* BEGIN Data records *

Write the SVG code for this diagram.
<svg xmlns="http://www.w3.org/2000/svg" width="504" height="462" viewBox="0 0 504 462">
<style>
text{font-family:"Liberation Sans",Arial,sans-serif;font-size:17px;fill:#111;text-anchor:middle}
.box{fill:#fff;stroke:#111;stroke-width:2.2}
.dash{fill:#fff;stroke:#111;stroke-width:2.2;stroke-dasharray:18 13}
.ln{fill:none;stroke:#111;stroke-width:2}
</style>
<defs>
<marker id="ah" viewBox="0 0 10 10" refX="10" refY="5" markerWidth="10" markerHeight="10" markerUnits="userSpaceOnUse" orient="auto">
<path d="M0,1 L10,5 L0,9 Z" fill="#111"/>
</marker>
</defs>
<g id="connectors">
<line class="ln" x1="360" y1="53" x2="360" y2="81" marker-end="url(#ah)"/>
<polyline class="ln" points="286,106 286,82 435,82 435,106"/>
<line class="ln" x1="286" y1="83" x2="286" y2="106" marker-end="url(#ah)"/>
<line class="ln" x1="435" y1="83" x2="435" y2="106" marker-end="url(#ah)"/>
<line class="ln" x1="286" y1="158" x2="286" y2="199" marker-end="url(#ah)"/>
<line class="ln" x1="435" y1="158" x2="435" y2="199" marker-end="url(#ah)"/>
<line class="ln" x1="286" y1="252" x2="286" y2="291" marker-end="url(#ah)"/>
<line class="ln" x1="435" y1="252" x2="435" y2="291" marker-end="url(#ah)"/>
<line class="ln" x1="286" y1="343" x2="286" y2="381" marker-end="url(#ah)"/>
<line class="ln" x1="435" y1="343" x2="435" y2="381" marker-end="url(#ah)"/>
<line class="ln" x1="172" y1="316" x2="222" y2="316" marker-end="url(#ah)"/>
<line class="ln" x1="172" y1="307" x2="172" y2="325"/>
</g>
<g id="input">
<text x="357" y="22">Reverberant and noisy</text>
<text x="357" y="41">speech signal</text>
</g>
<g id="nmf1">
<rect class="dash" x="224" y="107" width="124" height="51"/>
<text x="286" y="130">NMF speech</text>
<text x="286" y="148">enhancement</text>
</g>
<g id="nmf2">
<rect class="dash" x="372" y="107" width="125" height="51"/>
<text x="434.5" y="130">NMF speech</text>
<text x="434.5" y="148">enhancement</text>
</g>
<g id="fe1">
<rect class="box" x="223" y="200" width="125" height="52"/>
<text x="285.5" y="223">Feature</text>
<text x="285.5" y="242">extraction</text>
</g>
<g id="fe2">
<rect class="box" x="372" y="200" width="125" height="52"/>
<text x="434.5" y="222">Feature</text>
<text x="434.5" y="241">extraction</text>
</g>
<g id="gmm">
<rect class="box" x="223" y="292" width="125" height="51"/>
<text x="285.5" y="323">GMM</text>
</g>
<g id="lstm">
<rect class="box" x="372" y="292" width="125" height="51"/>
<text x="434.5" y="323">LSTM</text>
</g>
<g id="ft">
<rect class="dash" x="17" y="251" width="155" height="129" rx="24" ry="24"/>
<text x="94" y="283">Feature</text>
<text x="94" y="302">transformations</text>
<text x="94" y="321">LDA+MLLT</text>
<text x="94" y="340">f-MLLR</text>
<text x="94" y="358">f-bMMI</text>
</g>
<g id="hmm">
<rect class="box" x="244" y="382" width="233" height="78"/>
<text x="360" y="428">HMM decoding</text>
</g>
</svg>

* END Data records *
* BEGIN Data records *

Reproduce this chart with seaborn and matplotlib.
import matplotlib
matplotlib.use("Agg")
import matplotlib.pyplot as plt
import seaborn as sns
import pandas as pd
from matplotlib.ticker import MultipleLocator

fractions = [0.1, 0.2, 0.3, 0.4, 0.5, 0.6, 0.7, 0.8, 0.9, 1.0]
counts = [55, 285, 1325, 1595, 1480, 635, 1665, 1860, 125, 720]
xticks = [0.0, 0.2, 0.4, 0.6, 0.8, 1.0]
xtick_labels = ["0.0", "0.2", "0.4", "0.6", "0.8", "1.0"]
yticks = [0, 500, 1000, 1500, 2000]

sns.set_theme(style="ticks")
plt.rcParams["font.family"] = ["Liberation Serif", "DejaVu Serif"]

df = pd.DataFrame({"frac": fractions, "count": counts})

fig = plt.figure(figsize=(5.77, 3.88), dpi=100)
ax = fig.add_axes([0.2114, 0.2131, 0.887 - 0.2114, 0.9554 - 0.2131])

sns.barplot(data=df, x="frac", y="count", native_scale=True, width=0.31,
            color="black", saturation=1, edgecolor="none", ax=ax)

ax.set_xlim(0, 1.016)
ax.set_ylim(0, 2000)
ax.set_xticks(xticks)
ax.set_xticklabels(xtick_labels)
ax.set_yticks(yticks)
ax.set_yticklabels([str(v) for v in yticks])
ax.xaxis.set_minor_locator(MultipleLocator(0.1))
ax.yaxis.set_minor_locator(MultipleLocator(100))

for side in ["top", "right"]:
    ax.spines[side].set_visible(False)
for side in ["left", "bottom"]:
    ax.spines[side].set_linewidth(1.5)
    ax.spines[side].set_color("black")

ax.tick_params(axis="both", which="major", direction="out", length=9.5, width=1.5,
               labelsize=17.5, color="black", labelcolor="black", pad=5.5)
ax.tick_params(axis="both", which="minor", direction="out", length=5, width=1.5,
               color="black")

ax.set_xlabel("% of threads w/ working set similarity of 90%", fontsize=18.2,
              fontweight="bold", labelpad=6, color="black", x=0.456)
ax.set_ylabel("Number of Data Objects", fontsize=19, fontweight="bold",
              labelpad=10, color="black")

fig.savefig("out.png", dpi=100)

* END Data records *
* BEGIN Data records *

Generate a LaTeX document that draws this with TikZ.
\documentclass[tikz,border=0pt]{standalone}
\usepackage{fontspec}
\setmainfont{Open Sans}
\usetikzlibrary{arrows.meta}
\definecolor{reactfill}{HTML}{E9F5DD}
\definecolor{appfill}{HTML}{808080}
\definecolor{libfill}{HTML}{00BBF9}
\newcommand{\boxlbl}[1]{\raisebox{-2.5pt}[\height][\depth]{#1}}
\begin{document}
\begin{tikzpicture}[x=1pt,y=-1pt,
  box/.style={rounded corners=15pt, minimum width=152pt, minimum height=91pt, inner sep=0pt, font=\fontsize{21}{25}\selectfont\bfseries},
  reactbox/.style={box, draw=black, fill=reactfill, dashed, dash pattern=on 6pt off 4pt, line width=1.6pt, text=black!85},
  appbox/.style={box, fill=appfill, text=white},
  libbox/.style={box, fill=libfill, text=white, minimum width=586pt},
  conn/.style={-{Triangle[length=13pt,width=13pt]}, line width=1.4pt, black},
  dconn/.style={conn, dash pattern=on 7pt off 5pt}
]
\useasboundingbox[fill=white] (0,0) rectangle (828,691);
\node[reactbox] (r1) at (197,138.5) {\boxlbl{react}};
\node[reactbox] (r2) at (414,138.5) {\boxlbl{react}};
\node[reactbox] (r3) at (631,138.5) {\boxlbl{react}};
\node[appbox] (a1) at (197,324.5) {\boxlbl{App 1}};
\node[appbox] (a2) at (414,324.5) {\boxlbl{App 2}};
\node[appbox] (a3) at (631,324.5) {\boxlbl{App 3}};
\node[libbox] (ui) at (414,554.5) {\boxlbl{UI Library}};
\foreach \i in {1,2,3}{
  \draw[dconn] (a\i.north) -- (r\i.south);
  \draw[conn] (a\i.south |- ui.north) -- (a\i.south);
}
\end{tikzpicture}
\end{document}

* END Data records *

- Work to do -
Take the line that contains "Reproduce this chart", the line that contains "from matplotlib.ticker import MultipleLocator", and all lines between, and give them again exactly; include no other line.

- Reply to the task -
Reproduce this chart with seaborn and matplotlib.
import matplotlib
matplotlib.use("Agg")
import matplotlib.pyplot as plt
import seaborn as sns
import pandas as pd
from matplotlib.ticker import MultipleLocator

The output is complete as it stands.